Robert Louis Stevenson was traveling in a land of wind-ragged mist, foam, spray, and great, grey waves, where the wind always whistled and roared in the weeds on the cliff’s edge, the sea-birds screamed, the sand gleamed among the darker weed, and the grim grey sea roared—Wick, Caithness …

«Save in north-east Ness, and in favoured spots elsewhere, also below the 500 feet level, the land of Cat was a land of heath and woods and rocks, studded, especially in the west, with lochs abounding in trout, a vast area of rolling moors, intersected by spacious straths, each with its salmon river, a land of solitary silences, where red deer and elk abounded, and in which the wild boar and wolf ranged freely, the last wolf being killed in Glen Loth within twelve miles of Dunrobin at a date between 1690 and 1700.  No race of hunters or fishermen ever surpassed the Picts in their craft as such (1).»
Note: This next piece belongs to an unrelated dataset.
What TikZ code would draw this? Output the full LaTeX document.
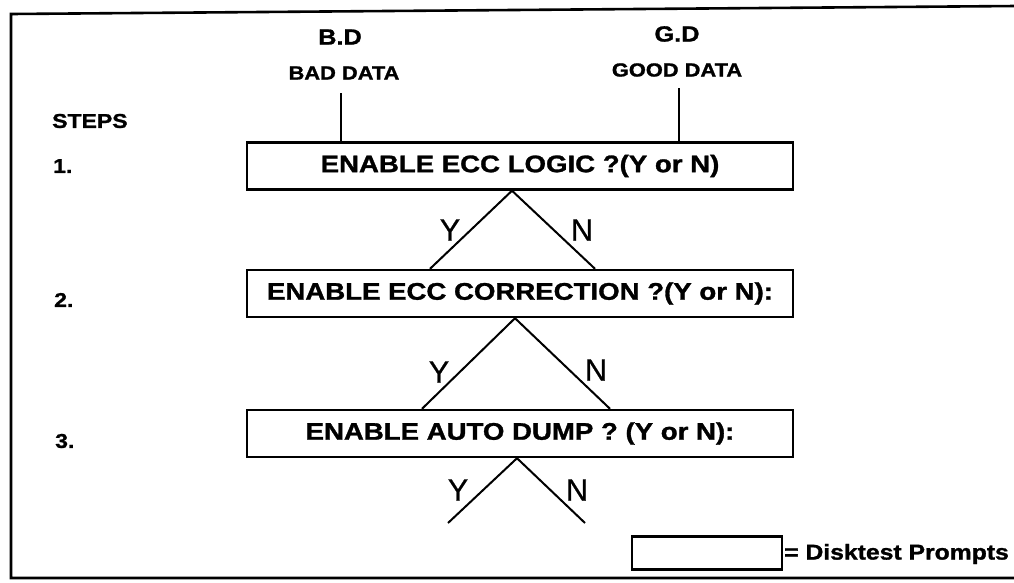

From Wick—a low sky, a grey sea, and a whistling wind—Stevenson took the Thurso coach, whose «way […] lain throughout over a moorish country very northern to behold» (2).

In his biography of Stevenson, Michel Le Bris explains the decision to do the trip to Thurso—«La dernière malle-poste de Grande Bretagne!»—quoting Night Outside the Wick Mail, an unpublished text by Stevenson, enclosed in a letter dated October 17, 1868 (3), addressed to his cousin, Bob Stevenson, as follows…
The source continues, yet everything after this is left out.